Copy every line from the data below in which the string "seaborn" can be found.

-- Start --

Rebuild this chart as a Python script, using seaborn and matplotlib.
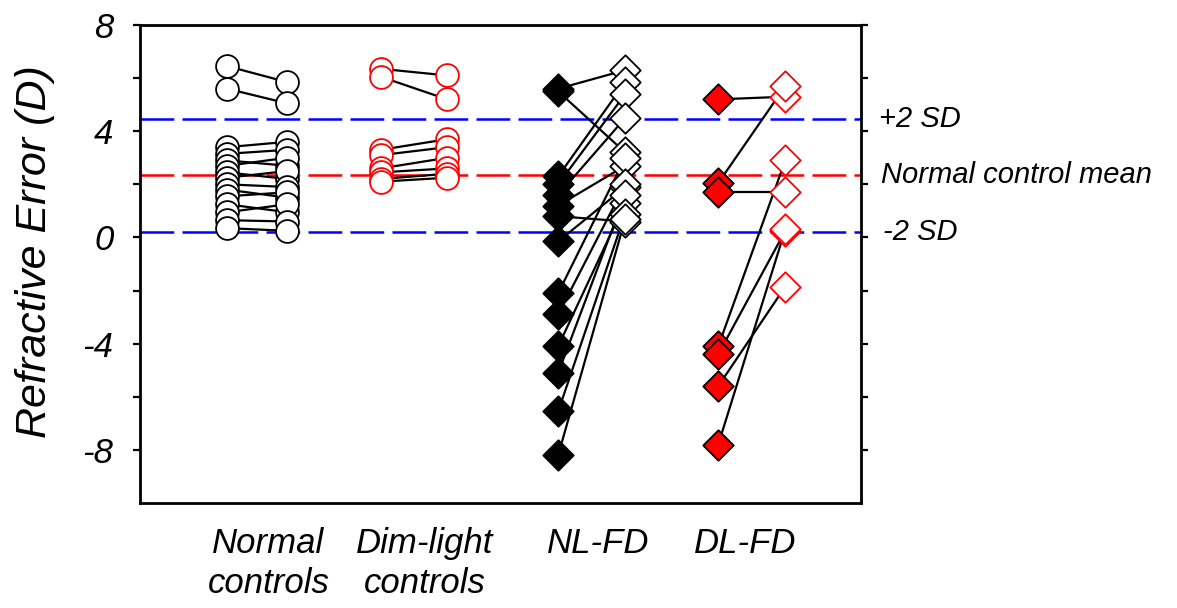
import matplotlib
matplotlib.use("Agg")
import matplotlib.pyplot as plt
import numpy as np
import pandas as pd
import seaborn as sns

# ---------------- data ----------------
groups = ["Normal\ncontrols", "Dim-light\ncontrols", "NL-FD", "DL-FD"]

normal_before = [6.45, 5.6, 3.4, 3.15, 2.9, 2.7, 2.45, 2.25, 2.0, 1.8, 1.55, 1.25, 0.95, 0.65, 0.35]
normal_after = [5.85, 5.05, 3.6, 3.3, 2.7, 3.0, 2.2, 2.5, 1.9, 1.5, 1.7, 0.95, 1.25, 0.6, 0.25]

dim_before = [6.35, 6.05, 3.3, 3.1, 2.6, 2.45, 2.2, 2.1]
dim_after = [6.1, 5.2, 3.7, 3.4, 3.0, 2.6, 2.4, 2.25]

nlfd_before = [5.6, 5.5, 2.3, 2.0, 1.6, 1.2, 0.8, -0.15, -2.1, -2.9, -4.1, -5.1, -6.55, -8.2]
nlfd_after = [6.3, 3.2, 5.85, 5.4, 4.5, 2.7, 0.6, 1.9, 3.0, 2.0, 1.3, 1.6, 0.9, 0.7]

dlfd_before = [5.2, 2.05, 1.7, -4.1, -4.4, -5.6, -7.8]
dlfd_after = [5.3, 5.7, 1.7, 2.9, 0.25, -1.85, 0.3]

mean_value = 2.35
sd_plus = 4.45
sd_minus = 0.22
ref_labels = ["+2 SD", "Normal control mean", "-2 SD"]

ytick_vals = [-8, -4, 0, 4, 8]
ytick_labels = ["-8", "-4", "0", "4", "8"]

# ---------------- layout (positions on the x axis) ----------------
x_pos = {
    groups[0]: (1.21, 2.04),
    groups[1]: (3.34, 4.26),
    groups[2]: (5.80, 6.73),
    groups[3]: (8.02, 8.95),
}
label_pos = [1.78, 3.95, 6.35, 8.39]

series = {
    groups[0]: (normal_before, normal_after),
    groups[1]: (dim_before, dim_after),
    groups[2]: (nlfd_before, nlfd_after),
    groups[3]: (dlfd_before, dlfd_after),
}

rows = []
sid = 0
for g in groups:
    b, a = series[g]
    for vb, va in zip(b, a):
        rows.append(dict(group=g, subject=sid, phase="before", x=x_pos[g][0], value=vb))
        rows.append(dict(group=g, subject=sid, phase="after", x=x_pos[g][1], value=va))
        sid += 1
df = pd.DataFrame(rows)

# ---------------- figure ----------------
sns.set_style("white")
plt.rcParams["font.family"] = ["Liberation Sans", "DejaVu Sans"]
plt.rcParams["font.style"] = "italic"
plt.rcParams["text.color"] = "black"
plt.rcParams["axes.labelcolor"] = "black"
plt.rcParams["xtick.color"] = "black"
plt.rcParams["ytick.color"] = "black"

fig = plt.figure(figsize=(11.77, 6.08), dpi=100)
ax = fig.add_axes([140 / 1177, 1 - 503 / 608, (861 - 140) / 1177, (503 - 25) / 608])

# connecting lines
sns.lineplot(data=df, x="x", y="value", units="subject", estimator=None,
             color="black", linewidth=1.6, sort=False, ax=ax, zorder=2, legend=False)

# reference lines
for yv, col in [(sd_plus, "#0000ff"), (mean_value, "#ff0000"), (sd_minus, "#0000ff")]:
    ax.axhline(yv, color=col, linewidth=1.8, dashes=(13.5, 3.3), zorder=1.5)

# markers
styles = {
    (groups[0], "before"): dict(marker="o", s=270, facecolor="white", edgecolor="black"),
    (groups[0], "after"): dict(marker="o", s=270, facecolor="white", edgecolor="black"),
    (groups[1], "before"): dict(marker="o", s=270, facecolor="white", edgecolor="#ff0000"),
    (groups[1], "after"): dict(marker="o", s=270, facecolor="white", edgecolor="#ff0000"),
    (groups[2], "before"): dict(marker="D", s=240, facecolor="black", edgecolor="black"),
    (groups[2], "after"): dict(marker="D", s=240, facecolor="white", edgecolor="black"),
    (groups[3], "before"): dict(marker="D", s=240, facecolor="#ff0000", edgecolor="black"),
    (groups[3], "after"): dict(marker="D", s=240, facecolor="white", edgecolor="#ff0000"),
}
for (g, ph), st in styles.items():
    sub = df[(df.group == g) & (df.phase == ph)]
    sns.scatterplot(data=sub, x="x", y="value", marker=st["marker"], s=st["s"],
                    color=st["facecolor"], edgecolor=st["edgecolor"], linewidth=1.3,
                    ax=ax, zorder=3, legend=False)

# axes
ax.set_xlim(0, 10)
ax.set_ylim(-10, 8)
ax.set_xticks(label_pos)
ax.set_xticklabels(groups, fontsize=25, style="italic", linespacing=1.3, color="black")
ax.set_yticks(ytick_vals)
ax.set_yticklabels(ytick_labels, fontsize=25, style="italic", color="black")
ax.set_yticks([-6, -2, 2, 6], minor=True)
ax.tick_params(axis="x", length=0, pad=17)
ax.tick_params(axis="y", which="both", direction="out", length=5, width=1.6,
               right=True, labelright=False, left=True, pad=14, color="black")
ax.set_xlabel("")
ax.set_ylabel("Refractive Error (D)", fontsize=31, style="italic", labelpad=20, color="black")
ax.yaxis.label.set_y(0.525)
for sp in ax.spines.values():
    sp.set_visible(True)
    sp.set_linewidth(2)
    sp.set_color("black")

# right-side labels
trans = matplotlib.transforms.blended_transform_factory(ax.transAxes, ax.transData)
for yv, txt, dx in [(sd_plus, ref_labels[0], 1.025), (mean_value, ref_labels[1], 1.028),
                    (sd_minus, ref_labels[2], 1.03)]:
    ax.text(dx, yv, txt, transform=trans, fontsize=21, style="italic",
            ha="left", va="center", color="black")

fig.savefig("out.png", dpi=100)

-- End --

Exercise output:
Rebuild this chart as a Python script, using seaborn and matplotlib.
import seaborn as sns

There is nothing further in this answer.